▶ What this task involves
Find the line containing "Emit a web page" and copy it exactly, along with every line after it up to and including the line containing "var chart = echarts.init(document.getElementById('chart'));". Copy nothing else.
[Start]
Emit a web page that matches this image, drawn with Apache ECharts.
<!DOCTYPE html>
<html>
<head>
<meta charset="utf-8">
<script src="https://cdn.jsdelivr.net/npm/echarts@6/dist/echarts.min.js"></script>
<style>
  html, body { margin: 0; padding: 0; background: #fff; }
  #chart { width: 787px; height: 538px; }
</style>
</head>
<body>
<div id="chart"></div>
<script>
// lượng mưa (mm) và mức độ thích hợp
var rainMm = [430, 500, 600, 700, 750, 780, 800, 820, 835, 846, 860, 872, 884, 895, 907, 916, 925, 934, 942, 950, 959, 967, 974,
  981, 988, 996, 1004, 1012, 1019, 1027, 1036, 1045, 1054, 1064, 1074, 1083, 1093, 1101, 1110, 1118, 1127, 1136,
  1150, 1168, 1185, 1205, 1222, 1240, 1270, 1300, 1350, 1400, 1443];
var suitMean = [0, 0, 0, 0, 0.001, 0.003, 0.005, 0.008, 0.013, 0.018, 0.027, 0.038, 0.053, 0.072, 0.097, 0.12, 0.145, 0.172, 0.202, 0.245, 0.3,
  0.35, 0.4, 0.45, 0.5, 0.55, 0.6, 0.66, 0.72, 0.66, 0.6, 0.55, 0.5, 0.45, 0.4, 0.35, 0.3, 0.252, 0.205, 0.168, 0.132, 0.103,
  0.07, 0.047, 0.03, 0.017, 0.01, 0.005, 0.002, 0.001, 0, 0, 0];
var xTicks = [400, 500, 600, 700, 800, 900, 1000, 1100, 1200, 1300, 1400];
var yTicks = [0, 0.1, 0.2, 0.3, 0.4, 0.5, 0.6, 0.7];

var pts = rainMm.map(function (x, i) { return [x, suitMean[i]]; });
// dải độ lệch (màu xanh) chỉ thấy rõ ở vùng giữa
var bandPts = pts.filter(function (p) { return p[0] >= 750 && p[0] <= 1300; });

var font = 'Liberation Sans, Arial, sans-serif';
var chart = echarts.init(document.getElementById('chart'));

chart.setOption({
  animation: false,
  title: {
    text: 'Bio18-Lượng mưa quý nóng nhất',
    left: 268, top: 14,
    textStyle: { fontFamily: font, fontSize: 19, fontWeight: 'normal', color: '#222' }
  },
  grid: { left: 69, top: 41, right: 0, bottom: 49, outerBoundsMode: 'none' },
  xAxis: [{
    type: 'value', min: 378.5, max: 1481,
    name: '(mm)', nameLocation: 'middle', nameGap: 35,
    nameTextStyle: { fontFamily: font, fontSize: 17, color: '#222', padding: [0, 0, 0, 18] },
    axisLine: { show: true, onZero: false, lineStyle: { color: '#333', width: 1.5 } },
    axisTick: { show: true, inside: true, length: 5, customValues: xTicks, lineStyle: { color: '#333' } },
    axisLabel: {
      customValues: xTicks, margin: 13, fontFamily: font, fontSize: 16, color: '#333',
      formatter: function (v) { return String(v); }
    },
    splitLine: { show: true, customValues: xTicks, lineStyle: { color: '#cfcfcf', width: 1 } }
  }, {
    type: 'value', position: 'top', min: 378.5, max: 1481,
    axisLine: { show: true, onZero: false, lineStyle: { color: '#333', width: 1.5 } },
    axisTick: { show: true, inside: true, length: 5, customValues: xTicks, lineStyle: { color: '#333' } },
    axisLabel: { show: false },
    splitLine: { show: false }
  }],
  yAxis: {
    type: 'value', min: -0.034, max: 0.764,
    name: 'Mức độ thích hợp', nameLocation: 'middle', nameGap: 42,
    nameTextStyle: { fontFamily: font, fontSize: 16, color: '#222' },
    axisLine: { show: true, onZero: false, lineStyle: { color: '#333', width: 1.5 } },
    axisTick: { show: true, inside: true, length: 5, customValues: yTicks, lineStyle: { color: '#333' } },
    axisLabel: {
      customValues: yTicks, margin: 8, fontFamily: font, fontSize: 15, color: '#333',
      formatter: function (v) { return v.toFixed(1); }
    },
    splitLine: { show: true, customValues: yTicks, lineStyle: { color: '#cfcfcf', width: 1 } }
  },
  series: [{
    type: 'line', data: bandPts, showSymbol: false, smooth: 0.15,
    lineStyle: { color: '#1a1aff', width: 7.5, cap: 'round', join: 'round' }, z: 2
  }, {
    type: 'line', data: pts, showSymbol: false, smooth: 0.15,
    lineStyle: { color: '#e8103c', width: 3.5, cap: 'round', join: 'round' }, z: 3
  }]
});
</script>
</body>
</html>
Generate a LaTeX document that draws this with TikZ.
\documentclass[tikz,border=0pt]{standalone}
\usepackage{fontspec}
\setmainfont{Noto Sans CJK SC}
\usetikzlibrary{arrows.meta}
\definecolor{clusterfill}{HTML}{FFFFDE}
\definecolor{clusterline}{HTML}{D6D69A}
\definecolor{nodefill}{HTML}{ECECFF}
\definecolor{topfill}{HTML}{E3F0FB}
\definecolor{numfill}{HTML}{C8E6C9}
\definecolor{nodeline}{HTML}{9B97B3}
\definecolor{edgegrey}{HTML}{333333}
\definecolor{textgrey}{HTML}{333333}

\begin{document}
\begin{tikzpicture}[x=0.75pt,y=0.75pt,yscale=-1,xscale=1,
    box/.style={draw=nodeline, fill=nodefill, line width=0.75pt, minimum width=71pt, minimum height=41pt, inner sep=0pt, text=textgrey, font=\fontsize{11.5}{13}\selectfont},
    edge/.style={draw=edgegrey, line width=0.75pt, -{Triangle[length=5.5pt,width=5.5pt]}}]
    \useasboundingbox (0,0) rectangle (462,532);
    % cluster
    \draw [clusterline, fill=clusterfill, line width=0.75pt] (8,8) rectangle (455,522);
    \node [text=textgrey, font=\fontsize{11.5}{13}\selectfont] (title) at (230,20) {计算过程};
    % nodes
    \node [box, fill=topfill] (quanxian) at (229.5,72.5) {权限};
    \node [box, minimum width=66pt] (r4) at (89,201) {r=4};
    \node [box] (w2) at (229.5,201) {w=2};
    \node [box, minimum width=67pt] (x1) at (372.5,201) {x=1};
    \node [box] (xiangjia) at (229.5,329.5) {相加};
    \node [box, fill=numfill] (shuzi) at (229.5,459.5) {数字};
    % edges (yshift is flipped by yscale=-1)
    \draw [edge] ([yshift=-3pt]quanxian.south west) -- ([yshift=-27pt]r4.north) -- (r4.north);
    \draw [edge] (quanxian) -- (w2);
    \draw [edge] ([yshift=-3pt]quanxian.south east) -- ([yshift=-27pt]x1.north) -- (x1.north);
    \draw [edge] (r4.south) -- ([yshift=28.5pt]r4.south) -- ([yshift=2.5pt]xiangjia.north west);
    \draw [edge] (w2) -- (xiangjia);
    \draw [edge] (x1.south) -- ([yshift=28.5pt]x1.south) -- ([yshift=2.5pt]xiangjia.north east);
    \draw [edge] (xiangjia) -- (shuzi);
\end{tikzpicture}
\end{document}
[End]
[Start]
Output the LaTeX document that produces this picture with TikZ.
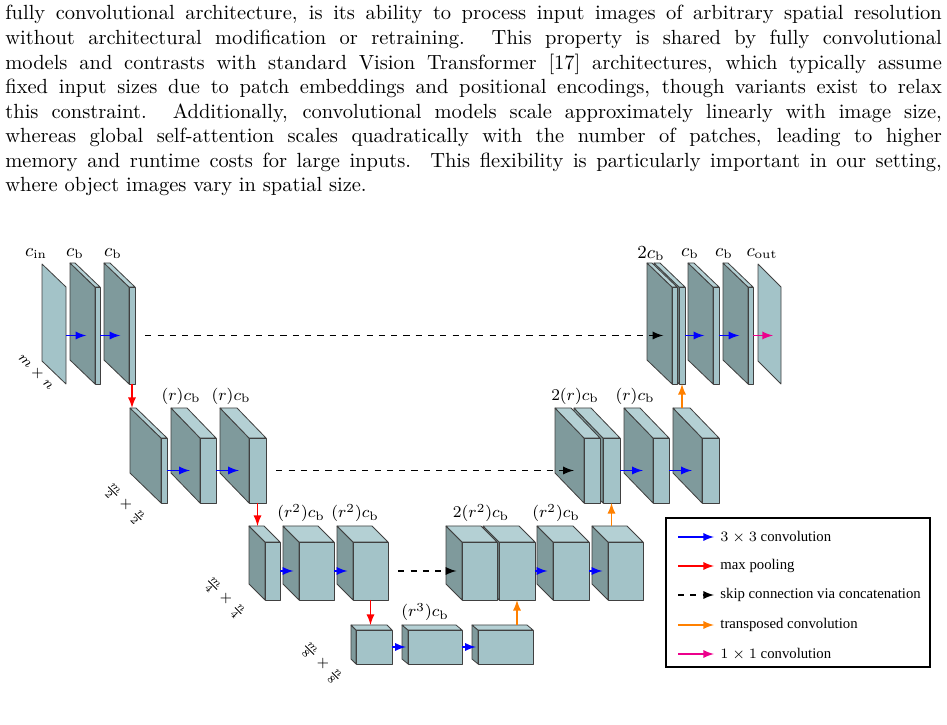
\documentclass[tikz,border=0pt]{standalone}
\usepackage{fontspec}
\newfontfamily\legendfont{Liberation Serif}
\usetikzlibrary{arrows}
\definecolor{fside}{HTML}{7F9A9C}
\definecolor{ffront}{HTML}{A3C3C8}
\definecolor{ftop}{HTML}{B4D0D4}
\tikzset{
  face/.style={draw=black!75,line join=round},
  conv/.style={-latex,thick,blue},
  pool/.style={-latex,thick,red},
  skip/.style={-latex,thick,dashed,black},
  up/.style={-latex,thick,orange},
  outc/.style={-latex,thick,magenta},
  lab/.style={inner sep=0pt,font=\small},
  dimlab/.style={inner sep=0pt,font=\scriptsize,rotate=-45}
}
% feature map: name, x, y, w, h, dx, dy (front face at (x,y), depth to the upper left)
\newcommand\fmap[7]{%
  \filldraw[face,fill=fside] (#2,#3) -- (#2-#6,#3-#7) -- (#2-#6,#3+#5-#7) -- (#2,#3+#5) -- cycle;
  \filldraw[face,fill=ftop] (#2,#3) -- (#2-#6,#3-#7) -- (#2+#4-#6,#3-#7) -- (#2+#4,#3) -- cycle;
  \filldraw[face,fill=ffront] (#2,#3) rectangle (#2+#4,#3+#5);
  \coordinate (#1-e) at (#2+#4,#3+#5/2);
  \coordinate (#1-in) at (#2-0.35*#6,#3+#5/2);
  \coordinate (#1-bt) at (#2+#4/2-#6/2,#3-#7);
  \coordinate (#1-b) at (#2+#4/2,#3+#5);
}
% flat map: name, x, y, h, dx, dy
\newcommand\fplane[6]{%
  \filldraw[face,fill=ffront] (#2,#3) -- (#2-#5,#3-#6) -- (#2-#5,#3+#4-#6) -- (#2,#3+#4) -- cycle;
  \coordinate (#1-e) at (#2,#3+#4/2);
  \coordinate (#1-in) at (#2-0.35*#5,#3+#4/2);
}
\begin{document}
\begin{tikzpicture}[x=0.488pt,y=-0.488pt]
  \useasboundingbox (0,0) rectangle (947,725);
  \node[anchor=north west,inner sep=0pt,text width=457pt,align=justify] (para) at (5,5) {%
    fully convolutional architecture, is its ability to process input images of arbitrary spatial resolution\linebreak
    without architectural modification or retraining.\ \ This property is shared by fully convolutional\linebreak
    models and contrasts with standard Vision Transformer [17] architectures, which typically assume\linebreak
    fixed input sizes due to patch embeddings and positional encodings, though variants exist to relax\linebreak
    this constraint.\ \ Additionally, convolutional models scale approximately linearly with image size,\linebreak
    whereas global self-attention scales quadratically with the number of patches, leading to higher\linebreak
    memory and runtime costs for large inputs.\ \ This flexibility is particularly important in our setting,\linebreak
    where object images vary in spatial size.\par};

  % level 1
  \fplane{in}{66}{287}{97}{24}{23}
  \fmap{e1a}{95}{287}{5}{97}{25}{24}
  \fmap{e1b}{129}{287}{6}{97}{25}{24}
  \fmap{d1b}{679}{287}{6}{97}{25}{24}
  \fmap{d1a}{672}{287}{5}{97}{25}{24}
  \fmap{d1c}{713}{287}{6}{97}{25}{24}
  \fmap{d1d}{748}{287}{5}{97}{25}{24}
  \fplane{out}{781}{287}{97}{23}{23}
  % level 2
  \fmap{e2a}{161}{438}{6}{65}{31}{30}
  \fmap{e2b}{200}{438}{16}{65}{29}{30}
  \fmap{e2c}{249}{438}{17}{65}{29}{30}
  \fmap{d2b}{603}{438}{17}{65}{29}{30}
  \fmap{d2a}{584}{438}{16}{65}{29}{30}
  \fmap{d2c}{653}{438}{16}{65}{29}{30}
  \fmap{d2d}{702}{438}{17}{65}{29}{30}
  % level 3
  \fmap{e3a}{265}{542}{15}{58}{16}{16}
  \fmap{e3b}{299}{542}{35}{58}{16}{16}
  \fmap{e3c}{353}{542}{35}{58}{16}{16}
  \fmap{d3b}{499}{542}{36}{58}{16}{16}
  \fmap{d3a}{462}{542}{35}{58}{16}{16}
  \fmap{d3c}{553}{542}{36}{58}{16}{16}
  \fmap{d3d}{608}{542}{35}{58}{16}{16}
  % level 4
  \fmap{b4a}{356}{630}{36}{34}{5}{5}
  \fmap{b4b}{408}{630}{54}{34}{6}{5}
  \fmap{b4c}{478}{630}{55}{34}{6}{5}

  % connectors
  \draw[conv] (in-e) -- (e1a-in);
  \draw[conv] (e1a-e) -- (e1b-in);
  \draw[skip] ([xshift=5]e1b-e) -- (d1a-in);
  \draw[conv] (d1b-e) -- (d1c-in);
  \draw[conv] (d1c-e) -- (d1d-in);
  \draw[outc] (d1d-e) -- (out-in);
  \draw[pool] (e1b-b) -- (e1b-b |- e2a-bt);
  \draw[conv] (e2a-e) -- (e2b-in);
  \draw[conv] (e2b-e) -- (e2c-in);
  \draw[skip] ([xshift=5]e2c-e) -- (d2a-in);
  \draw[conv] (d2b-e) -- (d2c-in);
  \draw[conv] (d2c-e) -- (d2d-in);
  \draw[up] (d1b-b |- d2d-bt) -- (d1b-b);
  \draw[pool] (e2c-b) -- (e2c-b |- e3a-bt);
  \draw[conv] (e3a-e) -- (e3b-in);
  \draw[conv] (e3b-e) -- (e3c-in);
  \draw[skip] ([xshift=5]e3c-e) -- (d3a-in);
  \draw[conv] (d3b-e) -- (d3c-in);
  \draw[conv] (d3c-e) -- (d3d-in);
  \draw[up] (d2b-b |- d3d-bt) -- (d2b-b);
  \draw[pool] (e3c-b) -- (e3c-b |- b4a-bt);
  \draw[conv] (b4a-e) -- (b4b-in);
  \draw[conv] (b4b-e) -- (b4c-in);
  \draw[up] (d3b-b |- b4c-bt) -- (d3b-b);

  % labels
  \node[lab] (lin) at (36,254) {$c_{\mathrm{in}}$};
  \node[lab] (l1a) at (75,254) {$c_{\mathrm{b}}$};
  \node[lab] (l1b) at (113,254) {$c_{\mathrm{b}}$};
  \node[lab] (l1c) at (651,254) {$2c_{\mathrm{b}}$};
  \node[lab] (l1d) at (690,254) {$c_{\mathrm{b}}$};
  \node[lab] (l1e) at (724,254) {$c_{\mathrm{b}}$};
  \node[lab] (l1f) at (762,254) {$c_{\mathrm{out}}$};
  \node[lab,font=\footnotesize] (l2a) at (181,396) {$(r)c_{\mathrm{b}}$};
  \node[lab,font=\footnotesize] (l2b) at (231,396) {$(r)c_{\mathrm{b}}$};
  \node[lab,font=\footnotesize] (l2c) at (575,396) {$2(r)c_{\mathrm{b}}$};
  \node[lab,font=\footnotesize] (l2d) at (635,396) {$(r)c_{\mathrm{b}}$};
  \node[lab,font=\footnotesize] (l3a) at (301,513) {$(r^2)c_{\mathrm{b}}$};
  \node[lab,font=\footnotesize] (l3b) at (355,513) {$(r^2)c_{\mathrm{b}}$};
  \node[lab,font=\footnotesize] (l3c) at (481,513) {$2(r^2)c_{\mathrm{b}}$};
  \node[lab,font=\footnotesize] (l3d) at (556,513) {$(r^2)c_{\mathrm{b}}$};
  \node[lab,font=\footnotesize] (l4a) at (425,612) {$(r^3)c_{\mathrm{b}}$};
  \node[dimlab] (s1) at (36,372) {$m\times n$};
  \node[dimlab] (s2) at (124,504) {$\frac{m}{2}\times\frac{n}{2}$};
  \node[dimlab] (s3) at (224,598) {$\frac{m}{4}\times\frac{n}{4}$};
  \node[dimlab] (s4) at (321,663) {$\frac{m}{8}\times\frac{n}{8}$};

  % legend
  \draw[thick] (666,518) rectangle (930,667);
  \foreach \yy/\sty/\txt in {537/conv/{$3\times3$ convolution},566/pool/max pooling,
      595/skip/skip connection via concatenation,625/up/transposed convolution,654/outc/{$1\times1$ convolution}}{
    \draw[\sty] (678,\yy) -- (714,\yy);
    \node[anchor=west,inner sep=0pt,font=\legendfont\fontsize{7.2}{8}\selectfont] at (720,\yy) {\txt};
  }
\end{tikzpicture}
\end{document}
[End]
▶ Exercise output
Emit a web page that matches this image, drawn with Apache ECharts.
<!DOCTYPE html>
<html>
<head>
<meta charset="utf-8">
<script src="https://cdn.jsdelivr.net/npm/echarts@6/dist/echarts.min.js"></script>
<style>
  html, body { margin: 0; padding: 0; background: #fff; }
  #chart { width: 787px; height: 538px; }
</style>
</head>
<body>
<div id="chart"></div>
<script>
// lượng mưa (mm) và mức độ thích hợp
var rainMm = [430, 500, 600, 700, 750, 780, 800, 820, 835, 846, 860, 872, 884, 895, 907, 916, 925, 934, 942, 950, 959, 967, 974,
  981, 988, 996, 1004, 1012, 1019, 1027, 1036, 1045, 1054, 1064, 1074, 1083, 1093, 1101, 1110, 1118, 1127, 1136,
  1150, 1168, 1185, 1205, 1222, 1240, 1270, 1300, 1350, 1400, 1443];
var suitMean = [0, 0, 0, 0, 0.001, 0.003, 0.005, 0.008, 0.013, 0.018, 0.027, 0.038, 0.053, 0.072, 0.097, 0.12, 0.145, 0.172, 0.202, 0.245, 0.3,
  0.35, 0.4, 0.45, 0.5, 0.55, 0.6, 0.66, 0.72, 0.66, 0.6, 0.55, 0.5, 0.45, 0.4, 0.35, 0.3, 0.252, 0.205, 0.168, 0.132, 0.103,
  0.07, 0.047, 0.03, 0.017, 0.01, 0.005, 0.002, 0.001, 0, 0, 0];
var xTicks = [400, 500, 600, 700, 800, 900, 1000, 1100, 1200, 1300, 1400];
var yTicks = [0, 0.1, 0.2, 0.3, 0.4, 0.5, 0.6, 0.7];

var pts = rainMm.map(function (x, i) { return [x, suitMean[i]]; });
// dải độ lệch (màu xanh) chỉ thấy rõ ở vùng giữa
var bandPts = pts.filter(function (p) { return p[0] >= 750 && p[0] <= 1300; });

var font = 'Liberation Sans, Arial, sans-serif';
var chart = echarts.init(document.getElementById('chart'));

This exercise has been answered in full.